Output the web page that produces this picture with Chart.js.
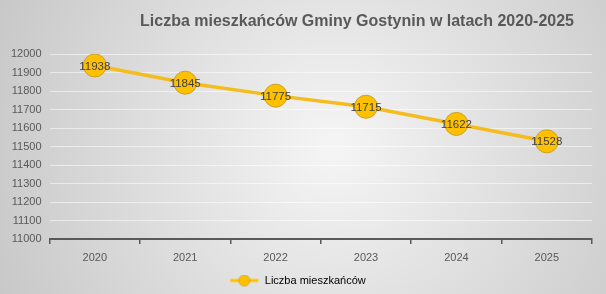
<!DOCTYPE html>
<html>
<head>
<meta charset="utf-8">
<script src="https://cdn.jsdelivr.net/npm/chart.js@4"></script>
<style>
  body { margin: 0; background: #fff; }
  #wrap { width: 606px; height: 294px; }
</style>
</head>
<body>
<div id="wrap"><canvas id="myChart" width="606" height="294"></canvas></div>
<script>
const lata = ['2020', '2021', '2022', '2023', '2024', '2025'];
const mieszkancy = [11938, 11845, 11775, 11715, 11622, 11528];
const tytul = 'Liczba mieszkańców Gminy Gostynin w latach 2020-2025';
const etykietaSerii = 'Liczba mieszkańców';

const FONT = '"Liberation Sans", Arial, sans-serif';

// szare tlo z jasnym srodkiem
const tloPlugin = {
    id: 'tlo',
    beforeDraw(chart) {
        const c = chart.ctx;
        const w = chart.width, h = chart.height;
        c.save();
        const g = c.createRadialGradient(w * 0.55, h * 0.5, 10, w * 0.55, h * 0.5, w * 0.6);
        g.addColorStop(0, '#f4f4f4');
        g.addColorStop(1, '#c8c8c8');
        c.fillStyle = g;
        c.fillRect(0, 0, w, h);
        c.restore();
    }
};

const tytulPlugin = {
    id: 'tytul',
    afterDraw(chart) {
        const c = chart.ctx;
        c.save();
        c.font = 'bold 16px ' + FONT;
        c.fillStyle = '#595959';
        c.textAlign = 'center';
        c.textBaseline = 'middle';
        c.fillText(tytul, 357, 22);
        c.restore();
    }
};

const etykietyPlugin = {
    id: 'etykiety',
    afterDatasetsDraw(chart) {
        const c = chart.ctx;
        const meta = chart.getDatasetMeta(0);
        c.save();
        c.font = '11.5px ' + FONT;
        c.fillStyle = '#404040';
        c.textAlign = 'center';
        c.textBaseline = 'middle';
        meta.data.forEach((pt, i) => {
            c.fillText(mieszkancy[i], pt.x, pt.y + 1);
        });
        c.restore();
    }
};

// ikonka legendy: linia z kolkiem
const ikona = document.createElement('canvas');
ikona.width = 30;
ikona.height = 14;
{
    const c = ikona.getContext('2d');
    c.strokeStyle = '#FFC000';
    c.lineWidth = 3;
    c.beginPath();
    c.moveTo(1, 7);
    c.lineTo(29, 7);
    c.stroke();
    c.beginPath();
    c.arc(15, 7, 5.5, 0, Math.PI * 2);
    c.fillStyle = '#FFC000';
    c.fill();
    c.strokeStyle = '#C9A227';
    c.lineWidth = 0.8;
    c.stroke();
}

const ctx = document.getElementById('myChart');

const chart = new Chart(ctx, {
    type: 'line',
    data: {
        labels: lata,
        datasets: [{
            label: etykietaSerii,
            data: mieszkancy,
            borderColor: '#F5BC1E',
            borderWidth: 3.5,
            pointRadius: 11.5,
            pointHoverRadius: 11.5,
            pointBackgroundColor: '#FFC000',
            pointBorderColor: '#C9A227',
            pointBorderWidth: 1,
            pointStyle: 'circle',
            tension: 0
        }]
    },
    options: {
        responsive: false,
        animation: false,
        layout: {
            padding: { top: 54, right: 14, left: 3, bottom: -2 }
        },
        plugins: {
            title: { display: false },
            tooltip: { enabled: false },
            legend: {
                position: 'bottom',
                labels: {
                    usePointStyle: true,
                    pointStyleWidth: 30,
                    boxWidth: 30,
                    color: '#595959',
                    font: { size: 11, family: FONT },
                    padding: 0,
                    generateLabels() {
                        return [{
                            text: etykietaSerii,
                            pointStyle: ikona,
                            fillStyle: '#FFC000',
                            strokeStyle: '#FFC000',
                            lineWidth: 0,
                            datasetIndex: 0
                        }];
                    }
                }
            }
        },
        scales: {
            x: {
                offset: true,
                grid: {
                    offset: true,
                    drawOnChartArea: false,
                    drawTicks: true,
                    tickLength: 5,
                    color: '#595959',
                    lineWidth: 1.5
                },
                border: { display: true, color: '#595959', width: 2 },
                ticks: {
                    color: '#595959',
                    font: { size: 11, family: FONT },
                    padding: 7
                },
                afterFit(scale) {
                    scale.height = 36;
                }
            },
            y: {
                min: 11000,
                max: 12000,
                ticks: {
                    stepSize: 100,
                    color: '#595959',
                    font: { size: 11, family: FONT },
                    padding: 8,
                    callback: v => String(v)
                },
                grid: {
                    color: 'rgba(255,255,255,0.55)',
                    drawTicks: false
                },
                border: { display: false }
            }
        }
    },
    plugins: [tloPlugin, tytulPlugin, etykietyPlugin]
});
</script>
</body>
</html>
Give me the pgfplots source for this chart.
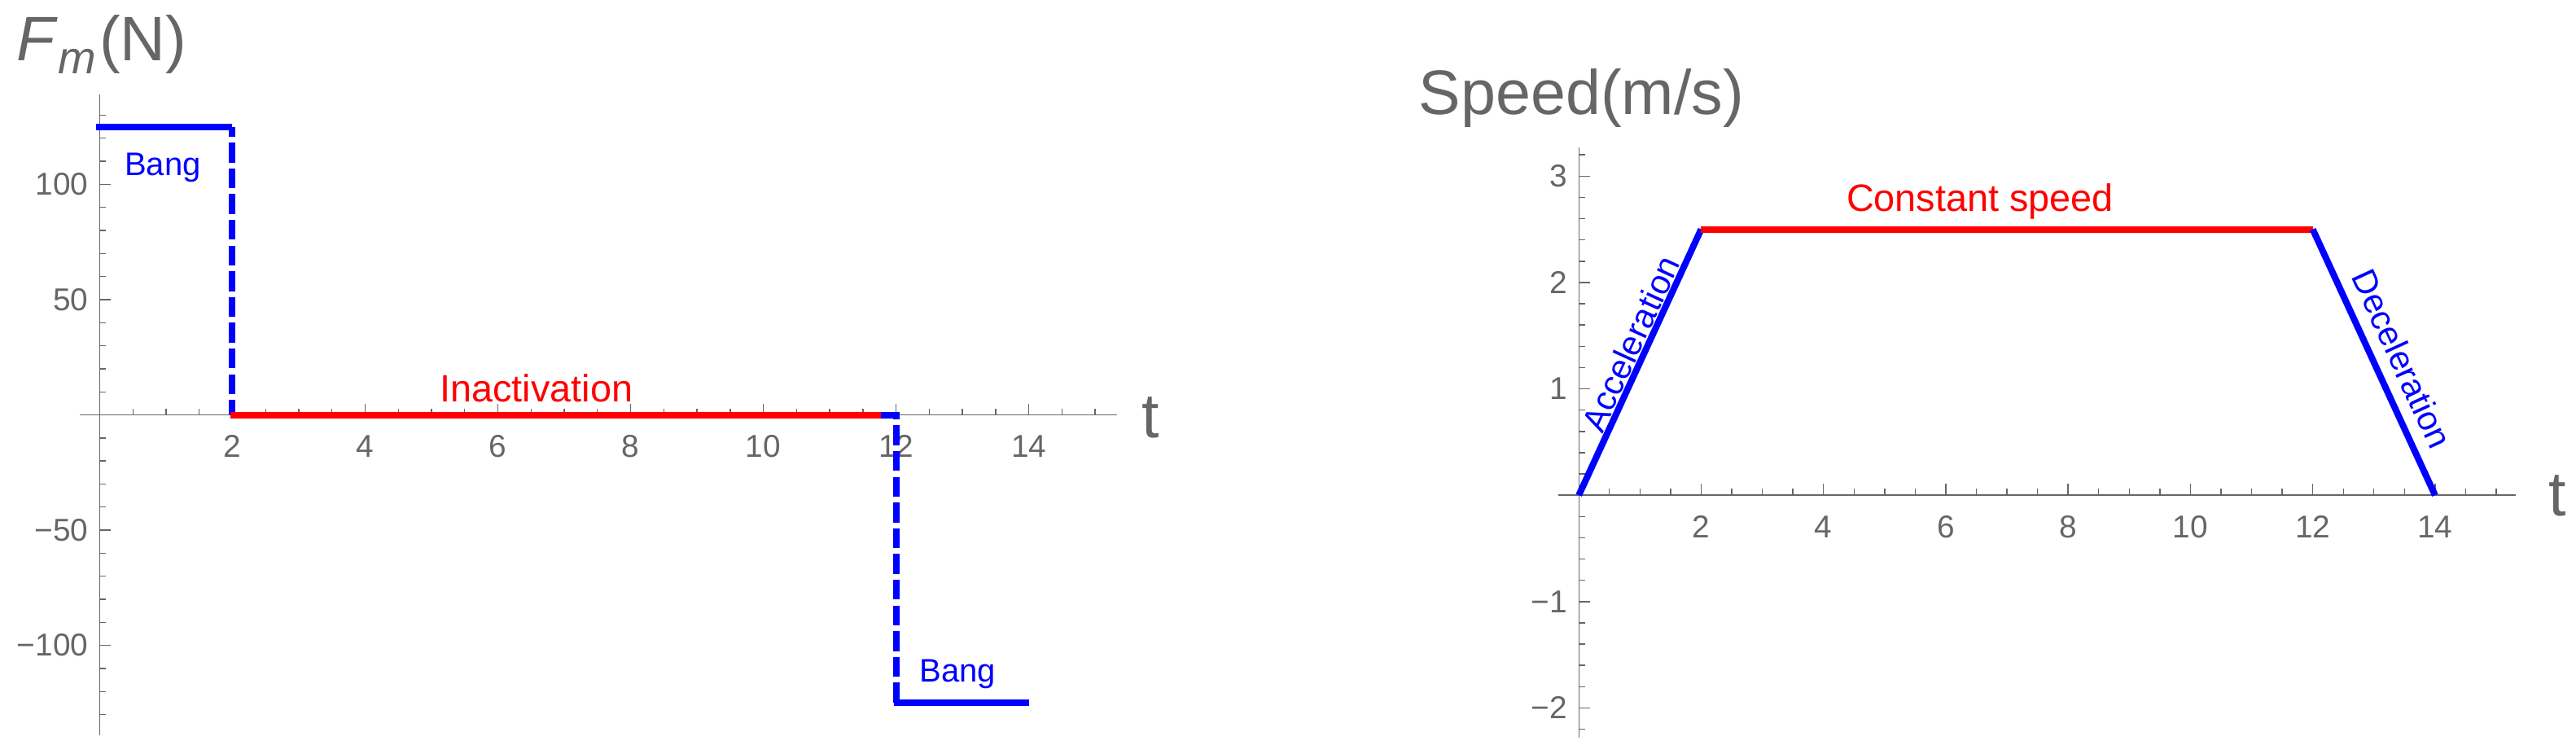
\documentclass[border=0pt]{standalone}
\usepackage{fontspec}
\setmainfont{Liberation Sans}
\usepackage{pgfplots}
\pgfplotsset{compat=1.18}
\definecolor{axgray}{RGB}{102,102,102}
\newcommand{\bigfont}{\fontsize{19.3}{22}\selectfont}
\pgfplotsset{
  mmastyle/.style={
    scale only axis,
    anchor=south west,
    axis lines=middle,
    axis line style={-, draw=axgray, line width=0.35pt},
    tick style={draw=axgray, line width=0.35pt},
    major tick length=3.5pt,
    minor tick length=2pt,
    tick align=inside,
    clip=false,
    /pgf/number format/assume math mode=true,
    ticklabel style={font=\fontsize{9.7}{11}\selectfont, text=axgray},
    xticklabel style={yshift=-2.8pt},
    xtick={2,4,...,14},
    minor xtick={0.5,1,...,15},
  },
  lw/.style={line width=2pt},
  dsh/.style={dash pattern=on 6.1pt off 1.8pt},
}
\begin{document}
\begin{tikzpicture}
\path[use as bounding box] (0,0) rectangle (791pt,231.25pt);
% ---------- left: force ----------
\begin{axis}[mmastyle,
  at={(24.5pt,5.5pt)}, width=318.5pt, height=196.75pt,
  xmin=-0.30, xmax=15.33, ymin=-139, ymax=139,
  ytick={-100,-50,50,100},
  yticklabels={−100,−50,50,100},
  minor ytick={-130,-120,...,130},
]
\addplot[blue, lw] coordinates {(-0.05,125) (2,125)};
\addplot[blue, lw, dsh, dash phase=3pt] coordinates {(2,125) (2,0)};
\addplot[red, lw] coordinates {(1.97,0) (11.77,0)};
\addplot[blue, lw, dsh] coordinates {(11.77,0) (12,0) (12,-125)};
\addplot[blue, lw] coordinates {(11.97,-125) (14,-125)};
\node[anchor=base, inner sep=0pt, text=blue, font=\fontsize{10}{12}\selectfont] at (axis cs:0.95,104) {Bang};
\node[anchor=base, inner sep=0pt, text=red, font=\fontsize{11.7}{14}\selectfont] at (axis cs:6.58,5.8) {Inactivation};
\node[anchor=base, inner sep=0pt, text=blue, font=\fontsize{10}{12}\selectfont] at (axis cs:12.93,-115.8) {Bang};
\node[anchor=base west, inner sep=0pt, text=axgray, font=\bigfont] at (axis cs:15.70,-9.8) {t};
\end{axis}
% ---------- right: speed ----------
\begin{axis}[mmastyle,
  at={(478.5pt,4.75pt)}, width=294pt, height=181.25pt,
  xmin=-0.335, xmax=15.32, ymin=-2.28, ymax=3.27,
  ytick={-2,-1,1,2,3},
  yticklabels={−2,−1,1,2,3},
  minor ytick={-2.2,-2,...,3.2},
]
\addplot[blue, lw] coordinates {(0,0) (2,2.5)};
\addplot[red, lw] coordinates {(2,2.5) (12,2.5)};
\addplot[blue, lw] coordinates {(12,2.5) (14,0)};
\node[anchor=base, inner sep=0pt, text=red, font=\fontsize{11.7}{14}\selectfont] at (axis cs:6.56,2.67) {Constant speed};
\node[anchor=south, inner sep=1.0pt, rotate=65.3, text=blue, font=\fontsize{10.5}{12}\selectfont] at (axis cs:1.09,1.36) {Acceleration};
\node[anchor=south, inner sep=4.2pt, rotate=-65.3, text=blue, font=\fontsize{10.5}{12}\selectfont] at (axis cs:13.06,1.177) {Deceleration};
\node[anchor=base west, inner sep=0pt, text=axgray, font=\bigfont] at (axis cs:15.85,-0.19) {t};
\end{axis}
% ---------- titles ----------
\node[anchor=base west, inner sep=0pt, text=axgray, font=\bigfont] at (5pt,212.75pt) {\textit{F}\raisebox{-4pt}{\fontsize{14}{16}\selectfont\textit{m}}\kern1pt(N)};
\node[anchor=base west, inner sep=0pt, text=axgray, font=\bigfont] at (435.5pt,196.25pt) {Speed(m/s)};
\end{tikzpicture}
\end{document}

# # # # #

• PROBLEM DESCRIPTION: Go from the first line of the listing to the line holding "const etykietaSerii = 'Liczba mieszkańców';" and, please, transcribe those lines exactly, both included, with no pictures.

• ANSWER TO THIS EXERCISE:
Output the web page that produces this picture with Chart.js.
<!DOCTYPE html>
<html>
<head>
<meta charset="utf-8">
<script src="https://cdn.jsdelivr.net/npm/chart.js@4"></script>
<style>
  body { margin: 0; background: #fff; }
  #wrap { width: 606px; height: 294px; }
</style>
</head>
<body>
<div id="wrap"><canvas id="myChart" width="606" height="294"></canvas></div>
<script>
const lata = ['2020', '2021', '2022', '2023', '2024', '2025'];
const mieszkancy = [11938, 11845, 11775, 11715, 11622, 11528];
const tytul = 'Liczba mieszkańców Gminy Gostynin w latach 2020-2025';
const etykietaSerii = 'Liczba mieszkańców';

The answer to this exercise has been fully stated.